# Plus-size surfer women



## MasterMike (Nov 22, 2021)

Article in *Outside *Magazine about body positivity in the surfer community:
The Wave of Body Positivity Is Finally Coming to Surfing


----------



## Still a Skye fan (Nov 24, 2021)

Lovely gals of any size, who want to enjoy surfing is fine with me.


----------



## Green Eyed Fairy (Nov 27, 2021)

It still trips me out what the press dubs BBW.


----------



## MasterMike (Nov 27, 2021)

The mainstream media seems to consider any woman over 140 lbs. a BBW, it's crazy! Reading the article makes me regret that I've never surfed in my life, I've just never lived by the ocean.


----------



## bbgrrlll (Nov 27, 2021)

Green Eyed Fairy said:


> It still trips me out what the press dubs BBW.


I agree, In the fashion world plus size models are anyone over a size 10


----------



## LarryTheNoodleGuy (Nov 28, 2021)

Had to add to this thread! I was in Hawaii in 2015 and saw a very large woman doing that surfboard thing like a champ. I was with my then-partner and we both smiled at both the skill, and the confidence. She was Samoan. We did not take any pic or vid out of respect. (What a concept!)

Anyway, a day later I was in a grocery store, got on the line and in front of me was a SSBBW in the smallest bikini. Hard to just be cool in the presence of such fine rolls and folds and just a BIG human - thrill! No one batted an eye, no one gave any "looks." I loved that, too - not a big deal. (Except for me.)

When she turned to pay, guess who it was!

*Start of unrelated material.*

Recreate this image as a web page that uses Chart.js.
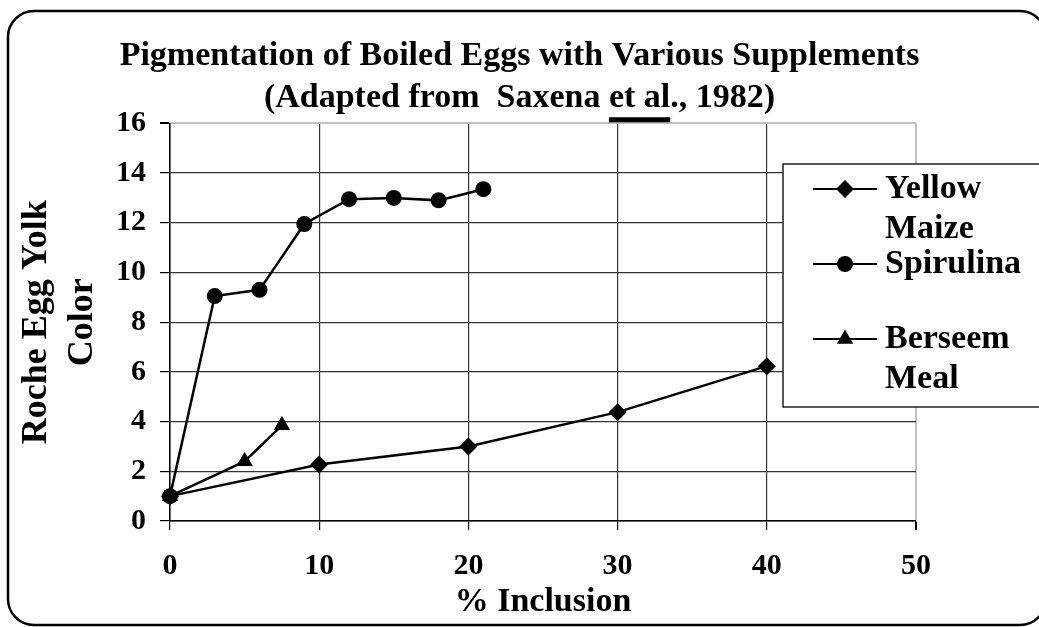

Made my day. Didn't say a word. As she left, a little girl appeared, the woman took her hand and they both walked out of the store.

BBSM!

"Big Beautiful Woman Surfer Mom!"


----------



## Broseph (Dec 3, 2021)

Thanks for posting, OP. I love surfing and am really glad to see large bodies out there enjoying it! Beautiful!


----------



## Donna (Apr 16, 2022)

You all pardon my necro-posting, but since I am an "O.G." I guess I'll claim some privilege.  

I loved this article and am completely in awe of these ladies. I love the ocean and I tried learning to surf on several visits to family in Jacksonville, Florida. My nephew (he's only a few years younger than I, so we're closer to cousins relationship wise) is an instructor and he was convinced he could teach me. I failed, but I don't think it was my super-size body, but rather my complete lack of coordination and balance. It remains one of my fondest experiences. 



MasterMike said:


> The mainstream media seems to consider any woman over 140 lbs. a BBW, it's crazy! Reading the article makes me regret that I've never surfed in my life, I've just never lived by the ocean.



Mike, if you ever have the opportunity to live, or even visit near the ocean for an extended period of time, do it. I lived in Florida for many years and the ocean's call is almost mystical. Any body of water, from lakes, rivers, streams and even ponds, but the ocean is especially so just be virtue of her size. There's a reason oceans are often referred to in the feminine. She contains and sustains life, she can soothe or destroy, she's often unpredictable, and there is still so much we humans don't know about her. I think that "rush" that surfers talk about stems from the knowledge they are coexisting with one of the most, if not the most, powerful forces on the planet.


----------